Pronatalismo seletivo
Pai de 14 filhos de quatro mulheres diferentes, Elon Musk é o rosto mais notório de um pronatalismo que ganha força entre a elite dos titãs da tecnologia e os seus prosélitos por todo o mundo. O homem mais rico do mundo - e agora também o mais dedicado "funcionário especial do governo” de Donald Trump – já defendeu publicamente, inclusive na sua rede social X, que para ele a baixa taxa de natalidade é um risco maior para a civilização do que as mudanças climáticas em curso.
Parece ser a última moda entre os geeks ultra-ricos, que se autoproclamam como os ancestrais do futuro. À medida que as taxas de fertilidade no mundo ocidental continuam a atingir níveis historicamente baixos, inferiores à natural "taxa de substituição" de uma geração para outra, o movimento pró-natalidade encontrou numa certa elite multimilionária um viés ideológico que alimenta também várias correntes nacionalistas e de extrema-direita.

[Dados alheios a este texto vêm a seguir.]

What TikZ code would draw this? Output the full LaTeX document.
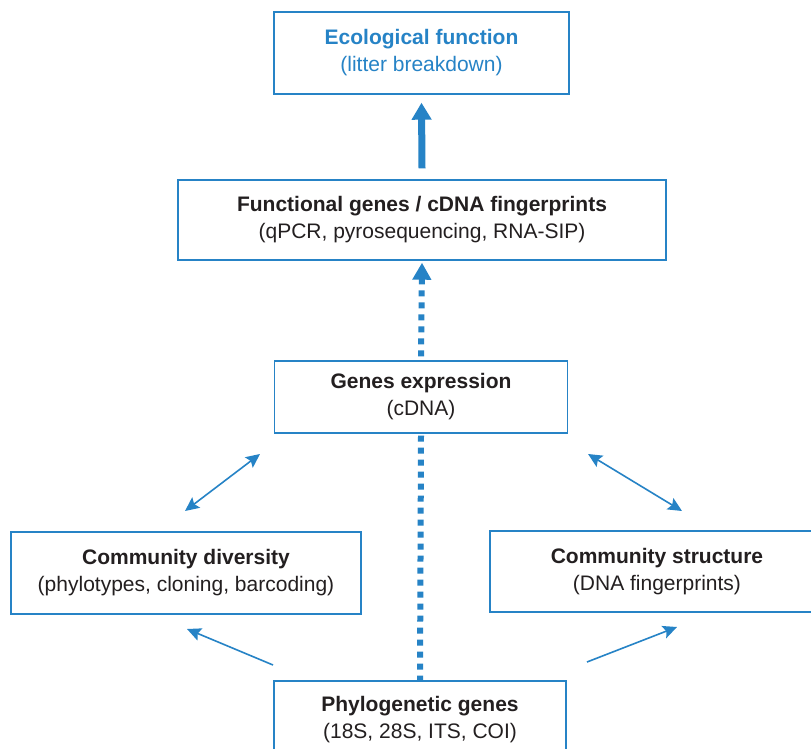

A onda de pronatalismo, impulsionada por figuras como Elon Musk e outros, está a tornar-se um projeto de estimação em Silicon Valley - cerca de 874 milhões de dólares foram investidos em startups relacionadas com a fertilidade somente em 2023. Sem surpresa, tornou-se também uma das bandeiras da administração Trump, com este a anunciar que quer ficar na história como o “presidente da fertilidade” na América.
Mas o que poderia ser uma legítima preocupação demográfica carrega, neste caso, um grande asterisco ideológico e abriga uma velha obsessão dos movimentos nacionalistas: controlar quem nasce e quem não nasce.
Atendendo aos números globais, a Humanidade está longe de estar em declínio populacional. Ultrapassámos há pouco a fasquia das oito mil milhões de pessoas na Terra e as previsões apontam que atinjamos a marca de dez mil milhões por volta de 2080, antes de podermos entrar num ciclo de declínio lá para 2100. Sendo o excesso populacional o principal motivo pelo qual estamos a esgotar os recursos naturais e a acelerar as alterações climáticas.
Mas estes “pronatalistas” não querem uma natalidade qualquer. Ao mesmo tempo que pede mais bebés a americanas brancas e restringe direitos ao aborto, Trump endurece políticas contra migrantes, promovendo a deportação de mulheres latinas, as principais responsáveis pelo crescimento populacional recente dos EUA. Para este pronatalismo nacionalista não basta ter mais nascimentos; é preciso que certos tipos de pessoas se reproduzam, num claro braço dado com a ameaça da “grande substituição” acenada pela extrema-direita para justificar discursos de ódio e políticas anti-migratórias.
Musk e os seus amigos pronatalistas tecnológicos, de resto, têm vindo a patrocinar projetos de biotecnologia reprodutiva para gerar "filhos geneticamente superiores", como um suposto legado para a humanidade. O objetivo, na verdade, está longe de ser demográfico e faz ressoar projetos eugénicos de outros tempos.